Directions for this task: Return the listing below unchanged, minus its pictures.

++++ Data provided

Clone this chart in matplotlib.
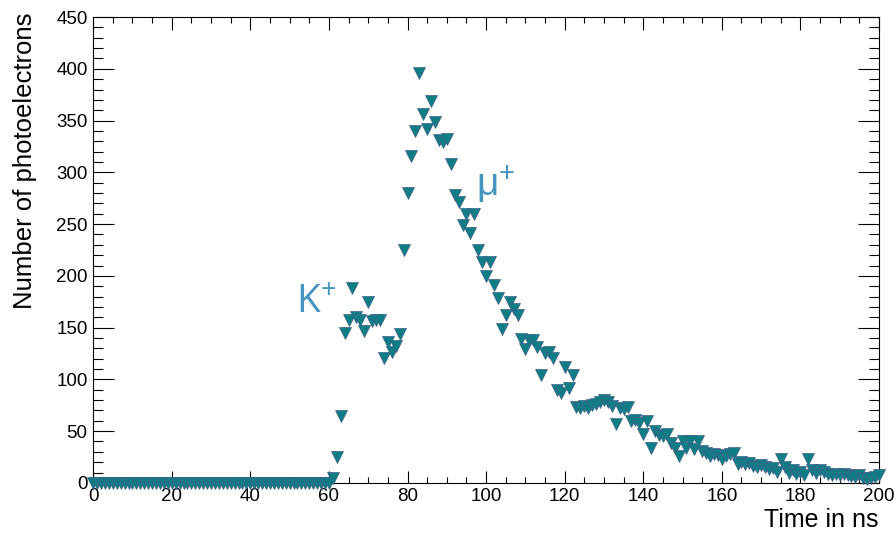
import matplotlib

matplotlib.use("Agg")
import matplotlib.pyplot as plt
import numpy as np
from matplotlib.ticker import MultipleLocator

plt.rcParams["font.family"] = ["Liberation Sans", "DejaVu Sans"]
plt.rcParams["mathtext.default"] = "regular"

# time bins (ns) and photoelectron counts
time_ns = np.arange(0, 201)
counts_flat = [0] * 60  # 0..59 ns: no signal
counts_pulse = [
    0, 5, 25, 65, 145, 157, 188, 160, 157, 147,          # 60-69
    175, 156, 157, 157, 121, 136, 126, 132, 144, 225,    # 70-79
    280, 316, 340, 396, 356, 342, 369, 349, 331, 329,    # 80-89
    332, 308, 278, 271, 249, 260, 241, 260, 225, 213,    # 90-99
    200, 213, 191, 179, 149, 162, 175, 168, 162, 139,    # 100-109
    129, 138, 138, 131, 104, 125, 126, 121, 90, 87,      # 110-119
    112, 92, 104, 73, 72, 74, 72, 75, 76, 78,            # 120-129
    80, 78, 74, 57, 72, 71, 73, 60, 61, 58,              # 130-139
    47, 60, 34, 50, 46, 45, 47, 39, 34, 26,              # 140-149
    40, 34, 40, 33, 40, 31, 29, 26, 28, 27,              # 150-159
    23, 26, 28, 29, 18, 20, 18, 19, 16, 15,              # 160-169
    17, 15, 13, 14, 11, 23, 15, 10, 12, 9,               # 170-179
    11, 8, 23, 12, 10, 12, 11, 9, 8, 9,                  # 180-189
    8, 9, 8, 7, 6, 8, 5, 4, 5, 6,                        # 190-199
    8,                                                   # 200
]
counts = np.array(counts_flat + counts_pulse)

fig = plt.figure(figsize=(8.96, 5.33), dpi=100)
ax = fig.add_axes([0.104, 0.094, 0.877, 0.874])

ax.plot(time_ns, counts, linestyle="none", marker="v", markersize=8.5,
        markerfacecolor="#0e7e84", markeredgecolor="#3f5d8c",
        markeredgewidth=0.5, clip_on=False, zorder=3)

ax.set_xlim(0, 200)
ax.set_ylim(0, 450)
ax.xaxis.set_major_locator(MultipleLocator(20))
ax.xaxis.set_minor_locator(MultipleLocator(5))
ax.yaxis.set_major_locator(MultipleLocator(50))
ax.yaxis.set_minor_locator(MultipleLocator(10))

ax.tick_params(which="both", direction="in", top=True, right=True,
               labelsize=13.5, colors="black", width=0.8)
ax.tick_params(axis="x", which="major", length=9, pad=4)
ax.tick_params(axis="x", which="minor", length=4.5)
ax.tick_params(axis="y", which="major", length=15, pad=4)
ax.tick_params(axis="y", which="minor", length=7.5)
for side in ax.spines.values():
    side.set_linewidth(0.8)

ax.set_xlabel("Time in ns", fontsize=18, loc="right", labelpad=2)
ax.set_ylabel("Number of photoelectrons", fontsize=18.5, loc="top",
              labelpad=14)
ax.yaxis.label.set_y(1.01)

ax.text(62, 192, "K$^{+}$", fontsize=28, color="#4595c0",
        family=["Open Sans", "DejaVu Sans"], ha="right", va="top")
ax.text(97.5, 308, r"$\mu^{+}$", fontsize=28, color="#4595c0",
        ha="left", va="top")

fig.savefig("out.png", dpi=100)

++++++++

Output for this task:
Clone this chart in matplotlib.
import matplotlib

matplotlib.use("Agg")
import matplotlib.pyplot as plt
import numpy as np
from matplotlib.ticker import MultipleLocator

plt.rcParams["font.family"] = ["Liberation Sans", "DejaVu Sans"]
plt.rcParams["mathtext.default"] = "regular"

# time bins (ns) and photoelectron counts
time_ns = np.arange(0, 201)
counts_flat = [0] * 60  # 0..59 ns: no signal
counts_pulse = [
    0, 5, 25, 65, 145, 157, 188, 160, 157, 147,          # 60-69
    175, 156, 157, 157, 121, 136, 126, 132, 144, 225,    # 70-79
    280, 316, 340, 396, 356, 342, 369, 349, 331, 329,    # 80-89
    332, 308, 278, 271, 249, 260, 241, 260, 225, 213,    # 90-99
    200, 213, 191, 179, 149, 162, 175, 168, 162, 139,    # 100-109
    129, 138, 138, 131, 104, 125, 126, 121, 90, 87,      # 110-119
    112, 92, 104, 73, 72, 74, 72, 75, 76, 78,            # 120-129
    80, 78, 74, 57, 72, 71, 73, 60, 61, 58,              # 130-139
    47, 60, 34, 50, 46, 45, 47, 39, 34, 26,              # 140-149
    40, 34, 40, 33, 40, 31, 29, 26, 28, 27,              # 150-159
    23, 26, 28, 29, 18, 20, 18, 19, 16, 15,              # 160-169
    17, 15, 13, 14, 11, 23, 15, 10, 12, 9,               # 170-179
    11, 8, 23, 12, 10, 12, 11, 9, 8, 9,                  # 180-189
    8, 9, 8, 7, 6, 8, 5, 4, 5, 6,                        # 190-199
    8,                                                   # 200
]
counts = np.array(counts_flat + counts_pulse)

fig = plt.figure(figsize=(8.96, 5.33), dpi=100)
ax = fig.add_axes([0.104, 0.094, 0.877, 0.874])

ax.plot(time_ns, counts, linestyle="none", marker="v", markersize=8.5,
        markerfacecolor="#0e7e84", markeredgecolor="#3f5d8c",
        markeredgewidth=0.5, clip_on=False, zorder=3)

ax.set_xlim(0, 200)
ax.set_ylim(0, 450)
ax.xaxis.set_major_locator(MultipleLocator(20))
ax.xaxis.set_minor_locator(MultipleLocator(5))
ax.yaxis.set_major_locator(MultipleLocator(50))
ax.yaxis.set_minor_locator(MultipleLocator(10))

ax.tick_params(which="both", direction="in", top=True, right=True,
               labelsize=13.5, colors="black", width=0.8)
ax.tick_params(axis="x", which="major", length=9, pad=4)
ax.tick_params(axis="x", which="minor", length=4.5)
ax.tick_params(axis="y", which="major", length=15, pad=4)
ax.tick_params(axis="y", which="minor", length=7.5)
for side in ax.spines.values():
    side.set_linewidth(0.8)

ax.set_xlabel("Time in ns", fontsize=18, loc="right", labelpad=2)
ax.set_ylabel("Number of photoelectrons", fontsize=18.5, loc="top",
              labelpad=14)
ax.yaxis.label.set_y(1.01)

ax.text(62, 192, "K$^{+}$", fontsize=28, color="#4595c0",
        family=["Open Sans", "DejaVu Sans"], ha="right", va="top")
ax.text(97.5, 308, r"$\mu^{+}$", fontsize=28, color="#4595c0",
        ha="left", va="top")

fig.savefig("out.png", dpi=100)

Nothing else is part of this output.